I never learn anything like this without a little project to do, so I decided to use the above to make an RSS feed for McSweeney’s Lists (which currently doesn’t have one and now that I’m using a newsreader to keep up with the web, I never remember to visit there on anything resembling a regular basis). I’ve got a cron job set up that goes out and gets the lists page each night (using Tidy to convert their circa-1999 HTML to proper XHTML that can be easily parsed with the DOM), scans it for new lists (and if it finds new ones, puts them in a DB), and then writes an RSS file.

Anyway, here’s the RSS feed for McSweeney’s Lists. Since it relies on screen scraping, my meagre PHP skills, and the good graces of McSweeney’s in not asking me to shut it down, there’s no guarantee this will work forever, so enjoy it while you can. I’m trying out Feedburner as well, so we’ll see how that goes.

Update: my code snippet was incorrect and is now fixed.
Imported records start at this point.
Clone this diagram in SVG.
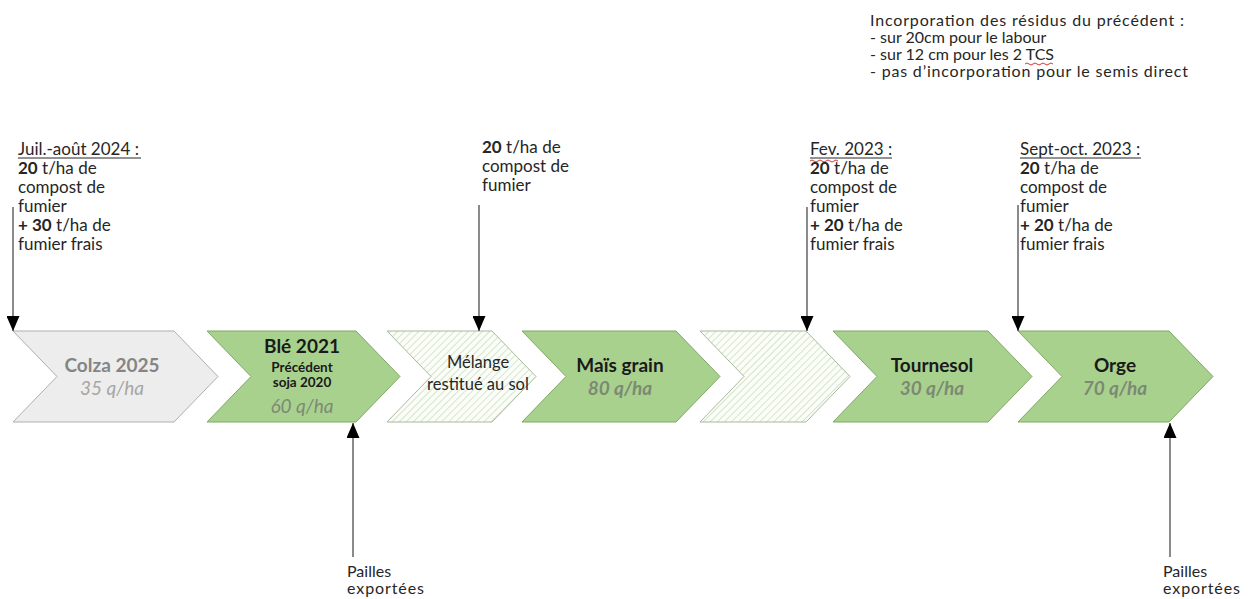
<svg xmlns="http://www.w3.org/2000/svg" width="1250" height="599" viewBox="0 0 1250 599">
  <style>
    text { font-family: Lato, "Liberation Sans", sans-serif; }
    .note { font-size: 17px; fill: #262626; }
    .tight { font-size: 16px; fill: #262626; }
    .b { font-weight: bold; }
    .green { fill: #A9D18E; stroke: #7FA866; stroke-width: 1; }
    .grey { fill: #EDEDED; stroke: #AFAFAF; stroke-width: 1; }
    .hatch { fill: url(#diag); stroke: #A8B89E; stroke-width: 1; }
    .title { font-size: 19px; font-weight: bold; text-anchor: middle; fill: #1A1A1A; }
    .yield { font-size: 19px; font-style: italic; text-anchor: middle; fill: #7C8A74; }
    .small { font-size: 13.5px; font-weight: bold; text-anchor: middle; fill: #1A1A1A; }
    .mid { font-size: 16.5px; text-anchor: middle; fill: #262626; }
    .link { stroke: #595959; stroke-width: 1.4; fill: none; }
    .wave { stroke: #D02020; stroke-width: 0.9; fill: none; }
  </style>
  <defs>
    <pattern id="diag" width="5" height="5" patternUnits="userSpaceOnUse" patternTransform="rotate(45)">
      <rect width="5" height="5" fill="#FBFDF8"/>
      <line x1="0" y1="0" x2="0" y2="5" stroke="#C9DEBB" stroke-width="1.5"/>
    </pattern>
    <marker id="head" viewBox="0 0 15 13" refX="15" refY="6.5" markerWidth="15" markerHeight="13" markerUnits="userSpaceOnUse" orient="auto">
      <path d="M0,0 L15,6.5 L0,13 Z" fill="#000"/>
    </marker>
  </defs>

  <!-- note on residue incorporation -->
  <g id="note-incorporation" class="tight">
    <text x="870" y="26" textLength="314" lengthAdjust="spacing">Incorporation des résidus du précédent :</text>
    <text x="870" y="43">- sur 20cm pour le labour</text>
    <text x="870" y="60">- sur 12 cm pour les 2 TCS</text>
    <text x="870" y="77" textLength="318" lengthAdjust="spacing">- pas d’incorporation pour le semis direct</text>
    <path class="wave" d="M1025,64 q2,-2 4,0 t4,0 t4,0 t4,0 t4,0 t4,0 t4,0"/>
  </g>

  <!-- manure inputs -->
  <g id="apport-juil-aout-2024" class="note">
    <text x="18" y="155">Juil.-août 2024 :</text>
    <line x1="18" y1="158" x2="141" y2="158" stroke="#262626" stroke-width="1"/>
    <text x="18" y="174"><tspan class="b">20</tspan> t/ha de</text>
    <text x="18" y="193">compost de</text>
    <text x="18" y="212">fumier</text>
    <text x="18" y="231"><tspan class="b">+ 30</tspan> t/ha de</text>
    <text x="18" y="250">fumier frais</text>
  </g>
  <g id="apport-compost" class="note">
    <text x="482" y="153"><tspan class="b">20</tspan> t/ha de</text>
    <text x="482" y="172">compost de</text>
    <text x="482" y="191">fumier</text>
  </g>
  <g id="apport-fev-2023" class="note">
    <text x="810" y="155">Fev. 2023 :</text>
    <line x1="810" y1="158" x2="892" y2="158" stroke="#262626" stroke-width="1"/>
    <path class="wave" d="M810,161 q2,-2 4,0 t4,0 t4,0 t4,0 t4,0 t4,0 t4,0"/>
    <text x="810" y="174"><tspan class="b">20</tspan> t/ha de</text>
    <text x="810" y="193">compost de</text>
    <text x="810" y="212">fumier</text>
    <text x="810" y="231"><tspan class="b">+ 20</tspan> t/ha de</text>
    <text x="810" y="250">fumier frais</text>
  </g>
  <g id="apport-sept-oct-2023" class="note">
    <text x="1020" y="155">Sept-oct. 2023 :</text>
    <line x1="1020" y1="158" x2="1141" y2="158" stroke="#262626" stroke-width="1"/>
    <text x="1020" y="174"><tspan class="b">20</tspan> t/ha de</text>
    <text x="1020" y="193">compost de</text>
    <text x="1020" y="212">fumier</text>
    <text x="1020" y="231"><tspan class="b">+ 20</tspan> t/ha de</text>
    <text x="1020" y="250">fumier frais</text>
  </g>

  <!-- crop sequence -->
  <g id="colza-2025">
    <path class="grey" d="M13,331 H174 L218,376.5 L174,422 H13 L57,376.5 Z"/>
    <text class="title" x="112" y="372" style="fill:#858585">Colza 2025</text>
    <text class="yield" x="112" y="395" style="fill:#A6A6A6">35 q/ha</text>
  </g>
  <g id="ble-2021">
    <path class="green" d="M207,331 H356 L400,376.5 L356,422 H207 L251,376.5 Z"/>
    <text class="title" x="302" y="353">Blé 2021</text>
    <text class="small" x="302" y="372">Précédent</text>
    <text class="small" x="302" y="387">soja 2020</text>
    <text class="yield" x="302" y="413">60 q/ha</text>
  </g>
  <g id="melange">
    <path class="hatch" d="M387,331 H492 L536,376.5 L492,422 H387 L431,376.5 Z"/>
    <text class="mid" x="478" y="368">Mélange</text>
    <text class="mid" x="478" y="390">restitué au sol</text>
  </g>
  <g id="mais-grain">
    <path class="green" d="M522,331 H676 L720,376.5 L676,422 H522 L566,376.5 Z"/>
    <text class="title" x="620" y="372">Maïs grain</text>
    <text class="yield b" x="620" y="395">80 q/ha</text>
  </g>
  <g id="interculture">
    <path class="hatch" d="M700,331 H806 L850,376.5 L806,422 H700 L744,376.5 Z"/>
  </g>
  <g id="tournesol">
    <path class="green" d="M833,331 H988 L1032,376.5 L988,422 H833 L877,376.5 Z"/>
    <text class="title" x="932" y="372">Tournesol</text>
    <text class="yield b" x="932" y="395">30 q/ha</text>
  </g>
  <g id="orge">
    <path class="green" d="M1018,331 H1169 L1213,376.5 L1169,422 H1018 L1062,376.5 Z"/>
    <text class="title" x="1115" y="372">Orge</text>
    <text class="yield b" x="1115" y="395">70 q/ha</text>
  </g>

  <!-- straw export labels -->
  <g id="pailles-ble" class="tight">
    <text x="347" y="577">Pailles</text>
    <text x="347" y="594" textLength="77" lengthAdjust="spacing">exportées</text>
  </g>
  <g id="pailles-orge" class="tight">
    <text x="1163" y="577">Pailles</text>
    <text x="1163" y="594" textLength="77" lengthAdjust="spacing">exportées</text>
  </g>

  <!-- connectors -->
  <g id="connectors">
    <line class="link" x1="13" y1="207" x2="13" y2="331" marker-end="url(#head)"/>
    <line class="link" x1="479" y1="205" x2="479" y2="331" marker-end="url(#head)"/>
    <line class="link" x1="807" y1="207" x2="807" y2="331" marker-end="url(#head)"/>
    <line class="link" x1="1018" y1="205" x2="1018" y2="331" marker-end="url(#head)"/>
    <line class="link" x1="353" y1="557" x2="353" y2="423" marker-end="url(#head)"/>
    <line class="link" x1="1170" y1="557" x2="1170" y2="423" marker-end="url(#head)"/>
  </g>
</svg>
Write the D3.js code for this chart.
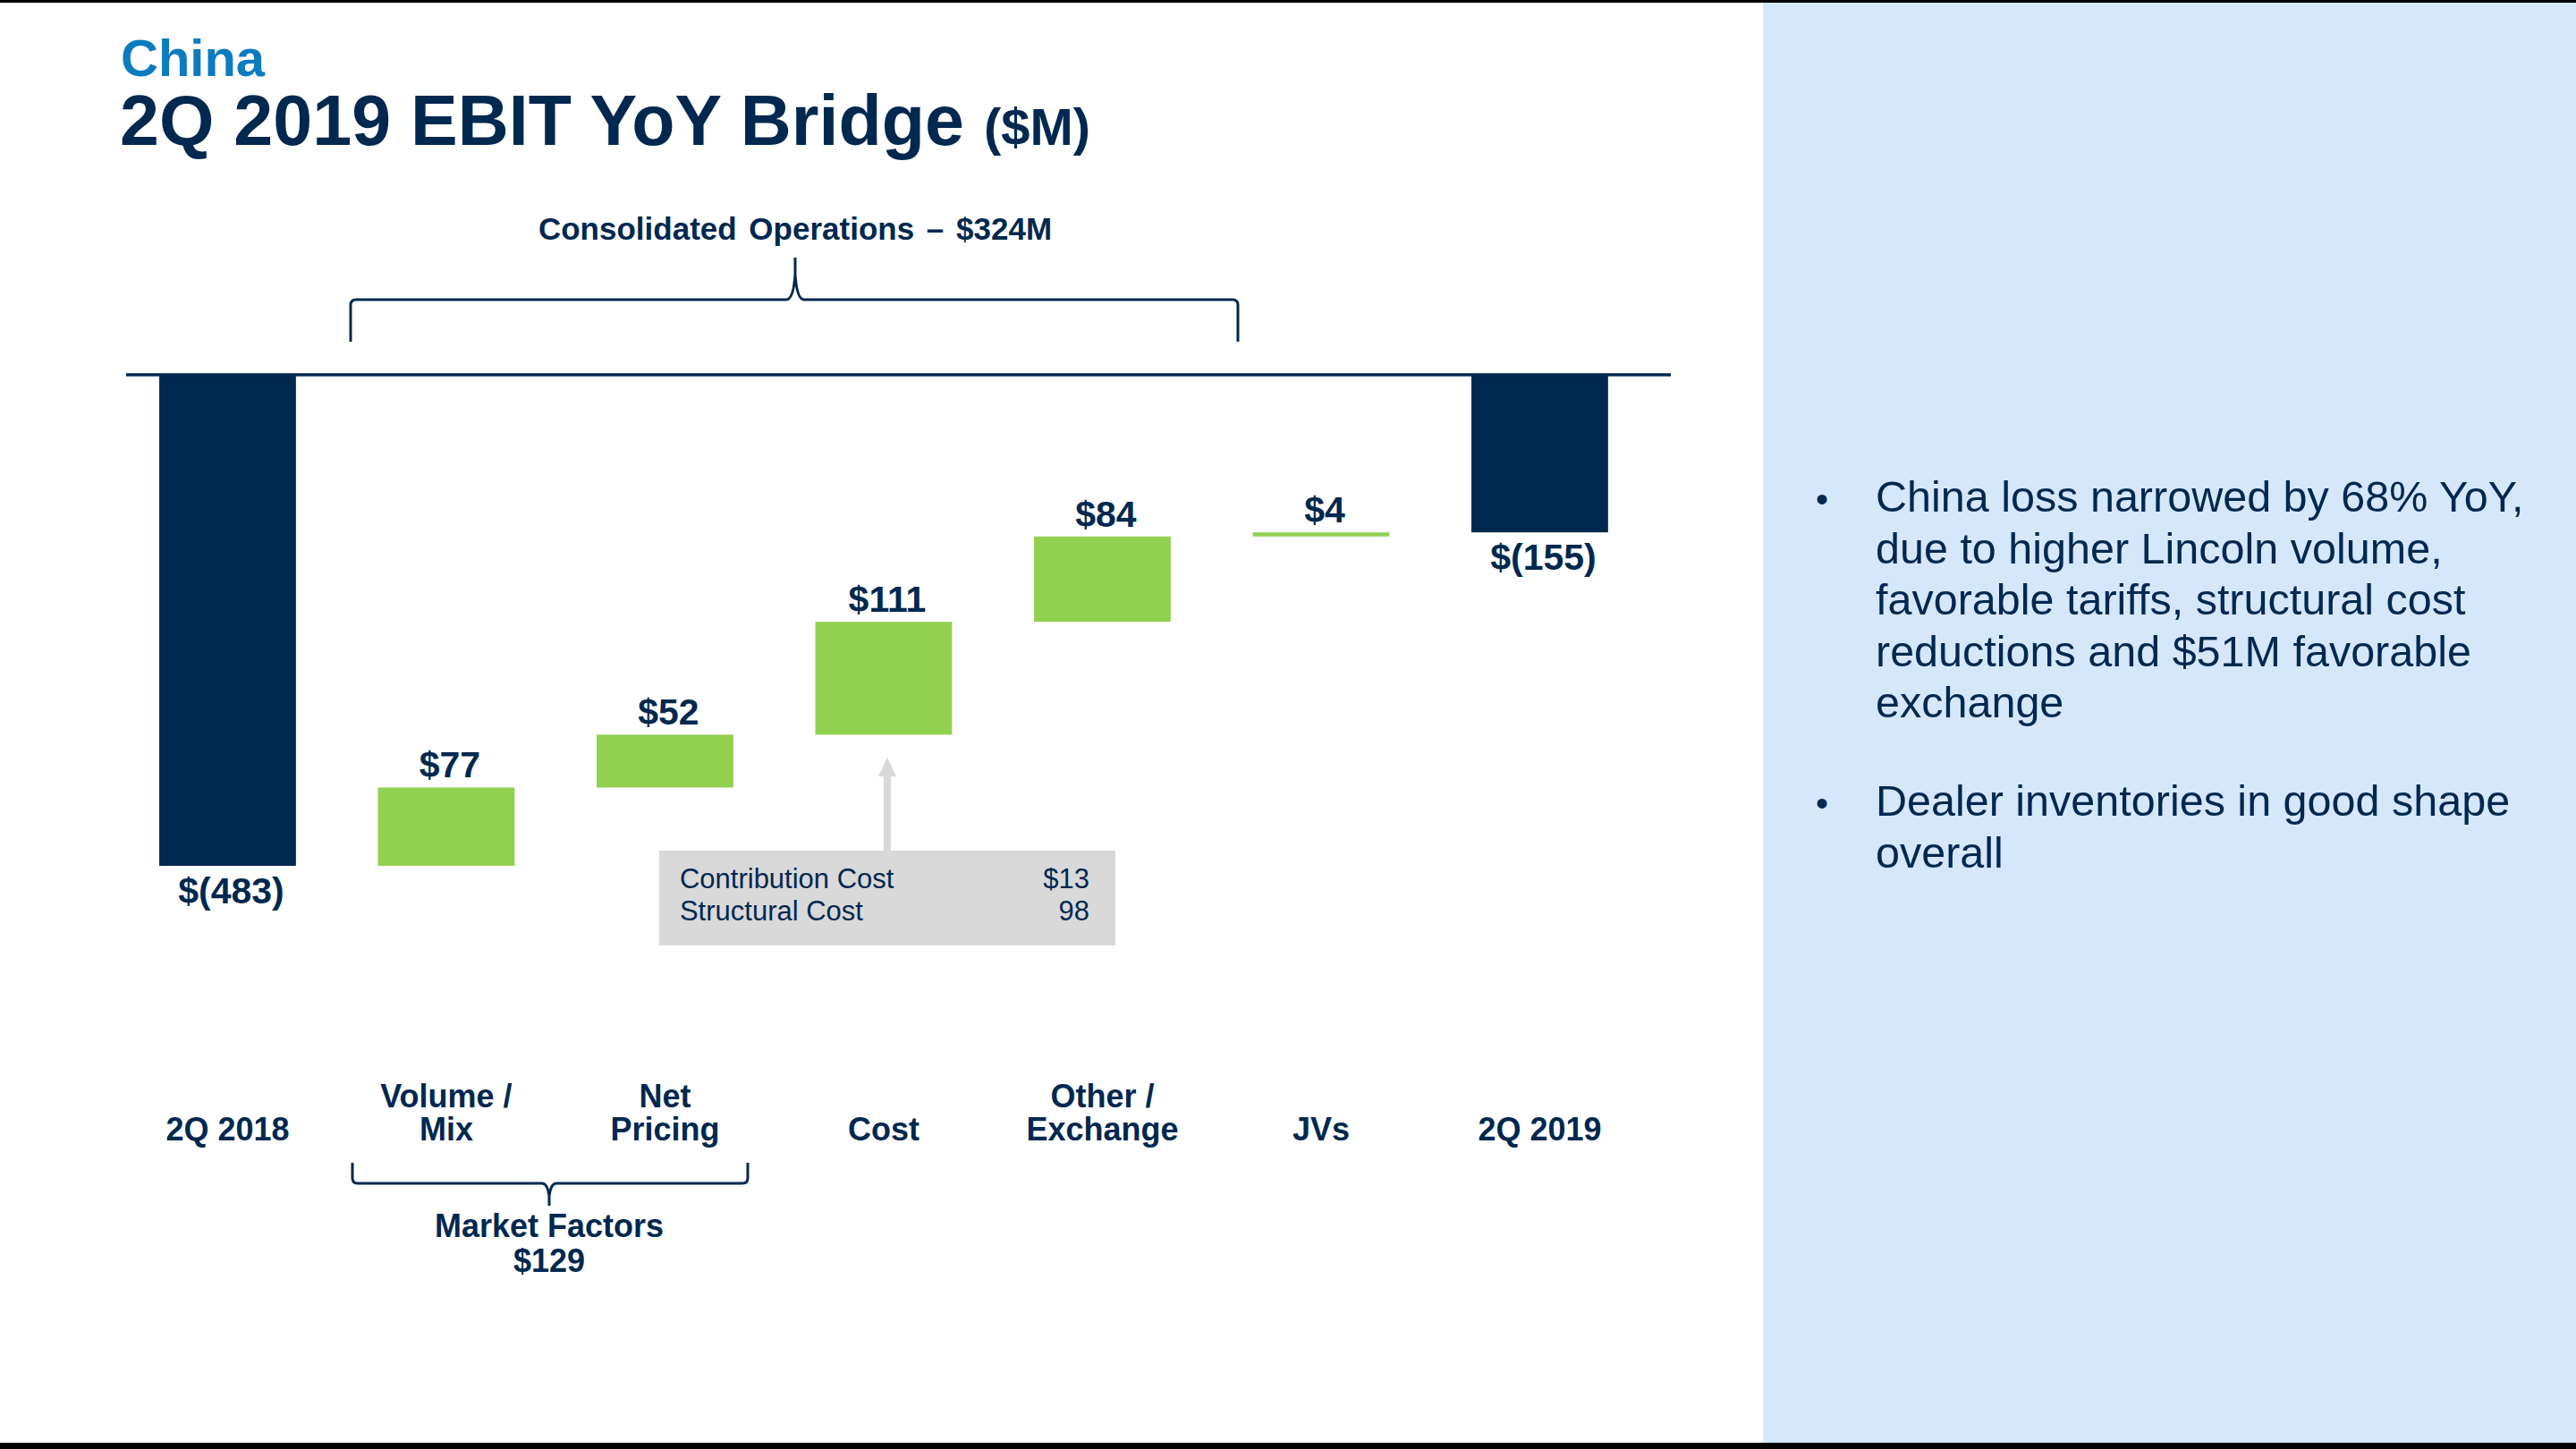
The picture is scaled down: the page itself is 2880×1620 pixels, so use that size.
<!DOCTYPE html>
<html>
 <head>
    <style>
        body, svg {
          font-family: 'Liberation Sans', Arial, sans-serif;
          margin: 0;
          background: #ffffff;
        }
        svg { display: block; }
    </style>
    <script src="https://d3js.org/d3.v7.min.js"></script>
 </head>
 <body>
    <div id="svgcontainer"></div>
    <script>
        // bridge data ($M)
        var categories = ["2Q 2018", "Volume / Mix", "Net Pricing", "Cost", "Other / Exchange", "JVs", "2Q 2019"];
        var catLines = [["2Q 2018"], ["Volume /", "Mix"], ["Net", "Pricing"], ["Cost"], ["Other /", "Exchange"], ["JVs"], ["2Q 2019"]];
        var values = [-483, 77, 52, 111, 84, 4, -155];
        var isTotal = [true, false, false, false, false, false, true];
        var valueLabels = ["$(483)", "$77", "$52", "$111", "$84", "$4", "$(155)"];

        var costDetailNames = ["Contribution Cost", "Structural Cost"];
        var costDetailValues = ["$13", "98"];

        var bulletLines = [
            ["China loss narrowed by 68% YoY,", "due to higher Lincoln volume,", "favorable tariffs, structural cost", "reductions and $51M favorable", "exchange"],
            ["Dealer inventories in good shape", "overall"]
        ];

        const W = 2880, H = 1620;
        const navy = "#01284f", green = "#92d050", grey = "#d9d9d9";

        var svg = d3.select("#svgcontainer").append("svg")
            .attr("width", W).attr("height", H);

        svg.append("rect").attr("width", W).attr("height", H).attr("fill", "#ffffff");
        // right panel
        svg.append("rect").attr("x", 1971).attr("y", 0).attr("width", W - 1971).attr("height", H).attr("fill", "#d5e7fb");
        // frame lines top and bottom
        svg.append("rect").attr("x", 0).attr("y", 0).attr("width", W).attr("height", 3).attr("fill", "#000");
        svg.append("rect").attr("x", 0).attr("y", 1613).attr("width", W).attr("height", 7).attr("fill", "#000");

        // titles
        svg.append("text").attr("x", 135).attr("y", 85)
            .attr("font-size", 58).attr("font-weight", "bold").attr("fill", "#0d7bbf").text("China");
        var title = svg.append("text").attr("x", 134).attr("y", 162)
            .attr("font-weight", "bold").attr("fill", navy);
        title.append("tspan").attr("font-size", 79).text("2Q 2019 EBIT YoY Bridge ");
        title.append("tspan").attr("font-size", 58).text("($M)");

        // scales
        var x = d3.scaleBand().domain(categories).range([132.2, 1843.7]).paddingInner(0.375).paddingOuter(0.1875);
        var y = d3.scaleLinear().domain([0, -483]).range([419, 968]);

        // running totals
        var bars = [];
        var run = 0;
        categories.forEach(function (c, i) {
            var start, end;
            if (isTotal[i]) { start = 0; end = values[i]; run = values[i]; }
            else { start = run; end = run + values[i]; run = end; }
            bars.push({cat: c, start: start, end: end, total: isTotal[i], label: valueLabels[i], lines: catLines[i]});
        });

        svg.selectAll("rect.bar").data(bars).enter().append("rect")
            .attr("class", "bar")
            .attr("x", d => x(d.cat))
            .attr("width", x.bandwidth())
            .attr("y", d => y(Math.max(d.start, d.end)))
            .attr("height", d => Math.abs(y(d.start) - y(d.end)))
            .attr("fill", d => d.total ? navy : green);

        // zero line
        svg.append("line").attr("x1", 141).attr("x2", 1868).attr("y1", y(0)).attr("y2", y(0))
            .attr("stroke", navy).attr("stroke-width", 3.5);

        // value labels
        svg.selectAll("text.val").data(bars).enter().append("text")
            .attr("class", "val")
            .attr("x", d => x(d.cat) + x.bandwidth() / 2 + 4)
            .attr("y", d => d.total ? y(d.end) + 42 : y(Math.max(d.start, d.end)) - 11)
            .attr("text-anchor", "middle")
            .attr("font-size", 41).attr("font-weight", "bold").attr("fill", navy)
            .text(d => d.label);

        // category labels
        var cl = svg.selectAll("text.cat").data(bars).enter().append("text")
            .attr("class", "cat")
            .attr("text-anchor", "middle")
            .attr("font-size", 36).attr("font-weight", "bold").attr("fill", navy);
        cl.each(function (d) {
            var t = d3.select(this);
            var n = d.lines.length;
            d.lines.forEach(function (ln, k) {
                t.append("tspan").attr("x", x(d.cat) + x.bandwidth() / 2)
                    .attr("y", 1275 - (n - 1 - k) * 37).text(ln);
            });
        });

        // braces
        function braceDown(x0, x1, xt, yEnd, yH, yTip) {
            // ends hang below, tip points up
            var r = 6, s = 10;
            return "M" + x0 + "," + yEnd +
                " L" + x0 + "," + (yH + r) +
                " Q" + x0 + "," + yH + " " + (x0 + r) + "," + yH +
                " L" + (xt - s) + "," + yH +
                " Q" + (xt - 2) + "," + yH + " " + xt + "," + (yH - 28) +
                " L" + xt + "," + yTip +
                " M" + xt + "," + (yH - 28) +
                " Q" + (xt + 2) + "," + yH + " " + (xt + s) + "," + yH +
                " L" + (x1 - r) + "," + yH +
                " Q" + x1 + "," + yH + " " + x1 + "," + (yH + r) +
                " L" + x1 + "," + yEnd;
        }
        function braceUp(x0, x1, xt, yEnd, yH, yTip) {
            var r = 6, s = 8;
            return "M" + x0 + "," + yEnd +
                " L" + x0 + "," + (yH - r) +
                " Q" + x0 + "," + yH + " " + (x0 + r) + "," + yH +
                " L" + (xt - s) + "," + yH +
                " Q" + (xt - 2) + "," + yH + " " + xt + "," + (yH + 14) +
                " L" + xt + "," + yTip +
                " M" + xt + "," + (yH + 14) +
                " Q" + (xt + 2) + "," + yH + " " + (xt + s) + "," + yH +
                " L" + (x1 - r) + "," + yH +
                " Q" + x1 + "," + yH + " " + x1 + "," + (yH - r) +
                " L" + x1 + "," + yEnd;
        }

        svg.append("path").attr("d", braceDown(392, 1384, 889, 382, 335, 288))
            .attr("fill", "none").attr("stroke", navy).attr("stroke-width", 3);
        svg.append("text").attr("x", 889).attr("y", 268).attr("text-anchor", "middle")
            .attr("font-size", 35).attr("font-weight", "bold").attr("fill", navy)
            .attr("word-spacing", 4)
            .text("Consolidated Operations \u2013 $324M");

        svg.append("path").attr("d", braceUp(394, 836, 614, 1300, 1323, 1348))
            .attr("fill", "none").attr("stroke", navy).attr("stroke-width", 3);
        var mf = svg.append("text").attr("text-anchor", "middle")
            .attr("font-size", 36).attr("font-weight", "bold").attr("fill", navy);
        mf.append("tspan").attr("x", 614).attr("y", 1383).text("Market Factors");
        mf.append("tspan").attr("x", 614).attr("y", 1422).text("$129");

        // cost callout
        var cx = x("Cost") + x.bandwidth() / 2 + 4;
        svg.append("rect").attr("x", cx - 255).attr("y", 951).attr("width", 510).attr("height", 106).attr("fill", grey);
        svg.append("rect").attr("x", cx - 4).attr("y", 866).attr("width", 8).attr("height", 86).attr("fill", grey);
        svg.append("path").attr("d", "M" + (cx - 10) + ",868 L" + (cx + 10) + ",868 L" + cx + ",847 Z").attr("fill", grey);
        costDetailNames.forEach(function (nm, i) {
            svg.append("text").attr("x", cx - 232).attr("y", 993 + i * 36)
                .attr("font-size", 31).attr("fill", navy).text(nm);
            svg.append("text").attr("x", cx + 226).attr("y", 993 + i * 36).attr("text-anchor", "end")
                .attr("font-size", 31).attr("fill", navy).text(costDetailValues[i]);
        });

        // bullets
        var by = [572, 912];
        bulletLines.forEach(function (lines, b) {
            svg.append("text").attr("x", 2030).attr("y", by[b]).attr("font-size", 40).attr("fill", navy).text("\u2022");
            lines.forEach(function (ln, k) {
                svg.append("text").attr("x", 2097).attr("y", by[b] + k * 57.5)
                    .attr("font-size", 48.5).attr("fill", navy).text(ln);
            });
        });
    </script>
 </body>
 </html>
Thanks to Eliot for pointing that out.

Update: As some of you may have noticed, the above RSS feed has not worked for some months now…it broke at some point and I never got around to fixing it. Additionally, McSweeney’s has contacted me and asked me to discontinue the feed, so it won’t ever be fixed. They’re looking at doing their own RSS feeds and hopefully that will happen sooner rather than later.